··· GIVEN INFORMATION ···
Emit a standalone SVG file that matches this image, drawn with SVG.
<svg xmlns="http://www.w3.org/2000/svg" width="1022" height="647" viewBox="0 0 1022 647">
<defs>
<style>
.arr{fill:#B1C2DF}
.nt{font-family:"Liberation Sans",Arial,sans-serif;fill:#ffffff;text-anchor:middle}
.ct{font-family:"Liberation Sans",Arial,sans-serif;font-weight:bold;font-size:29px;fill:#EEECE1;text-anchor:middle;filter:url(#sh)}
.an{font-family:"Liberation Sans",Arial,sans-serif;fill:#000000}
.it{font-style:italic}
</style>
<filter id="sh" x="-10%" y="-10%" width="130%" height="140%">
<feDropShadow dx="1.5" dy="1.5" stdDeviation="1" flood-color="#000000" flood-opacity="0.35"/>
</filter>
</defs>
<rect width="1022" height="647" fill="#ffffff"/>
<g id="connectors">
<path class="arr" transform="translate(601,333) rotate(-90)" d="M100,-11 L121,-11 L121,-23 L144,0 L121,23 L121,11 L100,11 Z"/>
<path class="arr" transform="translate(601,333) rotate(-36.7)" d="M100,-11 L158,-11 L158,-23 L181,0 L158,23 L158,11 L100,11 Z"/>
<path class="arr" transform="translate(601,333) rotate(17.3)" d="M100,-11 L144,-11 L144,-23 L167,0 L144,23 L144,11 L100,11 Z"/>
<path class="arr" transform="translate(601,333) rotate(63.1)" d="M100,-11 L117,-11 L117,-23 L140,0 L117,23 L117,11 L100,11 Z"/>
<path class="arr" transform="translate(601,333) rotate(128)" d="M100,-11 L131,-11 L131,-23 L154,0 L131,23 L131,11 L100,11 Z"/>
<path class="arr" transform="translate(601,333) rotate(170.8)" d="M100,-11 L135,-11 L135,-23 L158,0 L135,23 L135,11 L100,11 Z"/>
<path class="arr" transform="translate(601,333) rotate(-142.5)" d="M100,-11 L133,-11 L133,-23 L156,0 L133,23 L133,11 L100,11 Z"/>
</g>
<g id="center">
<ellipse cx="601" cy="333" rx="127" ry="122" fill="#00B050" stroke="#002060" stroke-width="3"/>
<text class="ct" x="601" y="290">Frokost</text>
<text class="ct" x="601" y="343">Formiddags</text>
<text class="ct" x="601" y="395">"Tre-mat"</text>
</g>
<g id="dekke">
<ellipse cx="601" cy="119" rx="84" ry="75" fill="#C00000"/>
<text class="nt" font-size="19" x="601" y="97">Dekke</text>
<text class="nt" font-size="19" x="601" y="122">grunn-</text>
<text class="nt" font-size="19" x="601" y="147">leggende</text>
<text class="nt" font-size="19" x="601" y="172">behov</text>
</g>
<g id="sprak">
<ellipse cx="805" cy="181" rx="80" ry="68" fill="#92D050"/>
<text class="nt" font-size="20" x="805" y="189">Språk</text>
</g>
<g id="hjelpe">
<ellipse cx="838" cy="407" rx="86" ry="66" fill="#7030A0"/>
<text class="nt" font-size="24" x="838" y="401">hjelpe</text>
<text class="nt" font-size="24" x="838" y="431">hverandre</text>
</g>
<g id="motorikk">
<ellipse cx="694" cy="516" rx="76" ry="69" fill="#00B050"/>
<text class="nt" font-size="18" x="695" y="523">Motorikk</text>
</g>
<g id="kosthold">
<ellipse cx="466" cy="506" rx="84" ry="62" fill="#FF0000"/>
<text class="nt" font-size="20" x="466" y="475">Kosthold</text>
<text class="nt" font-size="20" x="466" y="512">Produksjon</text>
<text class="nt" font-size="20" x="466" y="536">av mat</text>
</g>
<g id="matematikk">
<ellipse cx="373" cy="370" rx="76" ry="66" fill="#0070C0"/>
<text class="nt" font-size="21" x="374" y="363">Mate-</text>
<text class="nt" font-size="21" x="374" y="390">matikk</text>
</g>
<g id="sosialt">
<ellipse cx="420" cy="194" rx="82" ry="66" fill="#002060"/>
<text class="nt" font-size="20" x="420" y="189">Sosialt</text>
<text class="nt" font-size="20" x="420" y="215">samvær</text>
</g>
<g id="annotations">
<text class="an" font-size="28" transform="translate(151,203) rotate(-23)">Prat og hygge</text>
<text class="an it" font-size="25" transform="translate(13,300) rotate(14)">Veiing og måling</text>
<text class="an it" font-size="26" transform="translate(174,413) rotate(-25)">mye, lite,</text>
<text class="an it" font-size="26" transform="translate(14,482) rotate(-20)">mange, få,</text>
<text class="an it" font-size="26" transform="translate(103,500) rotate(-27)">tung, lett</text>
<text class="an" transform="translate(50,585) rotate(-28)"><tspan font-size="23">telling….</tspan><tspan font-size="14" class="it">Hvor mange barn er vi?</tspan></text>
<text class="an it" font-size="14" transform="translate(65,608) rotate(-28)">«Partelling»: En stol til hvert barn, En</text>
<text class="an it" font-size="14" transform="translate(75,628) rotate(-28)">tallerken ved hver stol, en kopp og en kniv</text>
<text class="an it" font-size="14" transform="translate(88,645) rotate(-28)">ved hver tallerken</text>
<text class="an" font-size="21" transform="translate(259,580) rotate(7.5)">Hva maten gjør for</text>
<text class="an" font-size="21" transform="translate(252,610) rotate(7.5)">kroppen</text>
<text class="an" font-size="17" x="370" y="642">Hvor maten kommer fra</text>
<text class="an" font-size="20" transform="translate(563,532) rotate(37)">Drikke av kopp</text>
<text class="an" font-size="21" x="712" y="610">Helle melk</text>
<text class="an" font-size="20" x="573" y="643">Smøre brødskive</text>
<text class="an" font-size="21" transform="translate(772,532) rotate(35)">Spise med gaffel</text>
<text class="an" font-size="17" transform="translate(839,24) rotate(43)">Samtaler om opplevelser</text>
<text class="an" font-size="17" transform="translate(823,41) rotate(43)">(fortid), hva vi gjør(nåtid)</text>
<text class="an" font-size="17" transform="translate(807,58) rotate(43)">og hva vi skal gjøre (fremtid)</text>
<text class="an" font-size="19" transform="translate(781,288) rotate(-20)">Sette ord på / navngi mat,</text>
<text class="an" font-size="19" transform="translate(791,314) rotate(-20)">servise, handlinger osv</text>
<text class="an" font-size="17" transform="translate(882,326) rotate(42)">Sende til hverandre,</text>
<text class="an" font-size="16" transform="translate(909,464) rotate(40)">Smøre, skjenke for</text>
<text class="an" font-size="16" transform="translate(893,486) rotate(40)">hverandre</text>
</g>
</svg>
···
▶ [TASK REQUIREMENTS]:
From the preceding material, extract every line exactly.

▶ [RESPONSE FOR THIS EXERCISE]:
Emit a standalone SVG file that matches this image, drawn with SVG.
<svg xmlns="http://www.w3.org/2000/svg" width="1022" height="647" viewBox="0 0 1022 647">
<defs>
<style>
.arr{fill:#B1C2DF}
.nt{font-family:"Liberation Sans",Arial,sans-serif;fill:#ffffff;text-anchor:middle}
.ct{font-family:"Liberation Sans",Arial,sans-serif;font-weight:bold;font-size:29px;fill:#EEECE1;text-anchor:middle;filter:url(#sh)}
.an{font-family:"Liberation Sans",Arial,sans-serif;fill:#000000}
.it{font-style:italic}
</style>
<filter id="sh" x="-10%" y="-10%" width="130%" height="140%">
<feDropShadow dx="1.5" dy="1.5" stdDeviation="1" flood-color="#000000" flood-opacity="0.35"/>
</filter>
</defs>
<rect width="1022" height="647" fill="#ffffff"/>
<g id="connectors">
<path class="arr" transform="translate(601,333) rotate(-90)" d="M100,-11 L121,-11 L121,-23 L144,0 L121,23 L121,11 L100,11 Z"/>
<path class="arr" transform="translate(601,333) rotate(-36.7)" d="M100,-11 L158,-11 L158,-23 L181,0 L158,23 L158,11 L100,11 Z"/>
<path class="arr" transform="translate(601,333) rotate(17.3)" d="M100,-11 L144,-11 L144,-23 L167,0 L144,23 L144,11 L100,11 Z"/>
<path class="arr" transform="translate(601,333) rotate(63.1)" d="M100,-11 L117,-11 L117,-23 L140,0 L117,23 L117,11 L100,11 Z"/>
<path class="arr" transform="translate(601,333) rotate(128)" d="M100,-11 L131,-11 L131,-23 L154,0 L131,23 L131,11 L100,11 Z"/>
<path class="arr" transform="translate(601,333) rotate(170.8)" d="M100,-11 L135,-11 L135,-23 L158,0 L135,23 L135,11 L100,11 Z"/>
<path class="arr" transform="translate(601,333) rotate(-142.5)" d="M100,-11 L133,-11 L133,-23 L156,0 L133,23 L133,11 L100,11 Z"/>
</g>
<g id="center">
<ellipse cx="601" cy="333" rx="127" ry="122" fill="#00B050" stroke="#002060" stroke-width="3"/>
<text class="ct" x="601" y="290">Frokost</text>
<text class="ct" x="601" y="343">Formiddags</text>
<text class="ct" x="601" y="395">"Tre-mat"</text>
</g>
<g id="dekke">
<ellipse cx="601" cy="119" rx="84" ry="75" fill="#C00000"/>
<text class="nt" font-size="19" x="601" y="97">Dekke</text>
<text class="nt" font-size="19" x="601" y="122">grunn-</text>
<text class="nt" font-size="19" x="601" y="147">leggende</text>
<text class="nt" font-size="19" x="601" y="172">behov</text>
</g>
<g id="sprak">
<ellipse cx="805" cy="181" rx="80" ry="68" fill="#92D050"/>
<text class="nt" font-size="20" x="805" y="189">Språk</text>
</g>
<g id="hjelpe">
<ellipse cx="838" cy="407" rx="86" ry="66" fill="#7030A0"/>
<text class="nt" font-size="24" x="838" y="401">hjelpe</text>
<text class="nt" font-size="24" x="838" y="431">hverandre</text>
</g>
<g id="motorikk">
<ellipse cx="694" cy="516" rx="76" ry="69" fill="#00B050"/>
<text class="nt" font-size="18" x="695" y="523">Motorikk</text>
</g>
<g id="kosthold">
<ellipse cx="466" cy="506" rx="84" ry="62" fill="#FF0000"/>
<text class="nt" font-size="20" x="466" y="475">Kosthold</text>
<text class="nt" font-size="20" x="466" y="512">Produksjon</text>
<text class="nt" font-size="20" x="466" y="536">av mat</text>
</g>
<g id="matematikk">
<ellipse cx="373" cy="370" rx="76" ry="66" fill="#0070C0"/>
<text class="nt" font-size="21" x="374" y="363">Mate-</text>
<text class="nt" font-size="21" x="374" y="390">matikk</text>
</g>
<g id="sosialt">
<ellipse cx="420" cy="194" rx="82" ry="66" fill="#002060"/>
<text class="nt" font-size="20" x="420" y="189">Sosialt</text>
<text class="nt" font-size="20" x="420" y="215">samvær</text>
</g>
<g id="annotations">
<text class="an" font-size="28" transform="translate(151,203) rotate(-23)">Prat og hygge</text>
<text class="an it" font-size="25" transform="translate(13,300) rotate(14)">Veiing og måling</text>
<text class="an it" font-size="26" transform="translate(174,413) rotate(-25)">mye, lite,</text>
<text class="an it" font-size="26" transform="translate(14,482) rotate(-20)">mange, få,</text>
<text class="an it" font-size="26" transform="translate(103,500) rotate(-27)">tung, lett</text>
<text class="an" transform="translate(50,585) rotate(-28)"><tspan font-size="23">telling….</tspan><tspan font-size="14" class="it">Hvor mange barn er vi?</tspan></text>
<text class="an it" font-size="14" transform="translate(65,608) rotate(-28)">«Partelling»: En stol til hvert barn, En</text>
<text class="an it" font-size="14" transform="translate(75,628) rotate(-28)">tallerken ved hver stol, en kopp og en kniv</text>
<text class="an it" font-size="14" transform="translate(88,645) rotate(-28)">ved hver tallerken</text>
<text class="an" font-size="21" transform="translate(259,580) rotate(7.5)">Hva maten gjør for</text>
<text class="an" font-size="21" transform="translate(252,610) rotate(7.5)">kroppen</text>
<text class="an" font-size="17" x="370" y="642">Hvor maten kommer fra</text>
<text class="an" font-size="20" transform="translate(563,532) rotate(37)">Drikke av kopp</text>
<text class="an" font-size="21" x="712" y="610">Helle melk</text>
<text class="an" font-size="20" x="573" y="643">Smøre brødskive</text>
<text class="an" font-size="21" transform="translate(772,532) rotate(35)">Spise med gaffel</text>
<text class="an" font-size="17" transform="translate(839,24) rotate(43)">Samtaler om opplevelser</text>
<text class="an" font-size="17" transform="translate(823,41) rotate(43)">(fortid), hva vi gjør(nåtid)</text>
<text class="an" font-size="17" transform="translate(807,58) rotate(43)">og hva vi skal gjøre (fremtid)</text>
<text class="an" font-size="19" transform="translate(781,288) rotate(-20)">Sette ord på / navngi mat,</text>
<text class="an" font-size="19" transform="translate(791,314) rotate(-20)">servise, handlinger osv</text>
<text class="an" font-size="17" transform="translate(882,326) rotate(42)">Sende til hverandre,</text>
<text class="an" font-size="16" transform="translate(909,464) rotate(40)">Smøre, skjenke for</text>
<text class="an" font-size="16" transform="translate(893,486) rotate(40)">hverandre</text>
</g>
</svg>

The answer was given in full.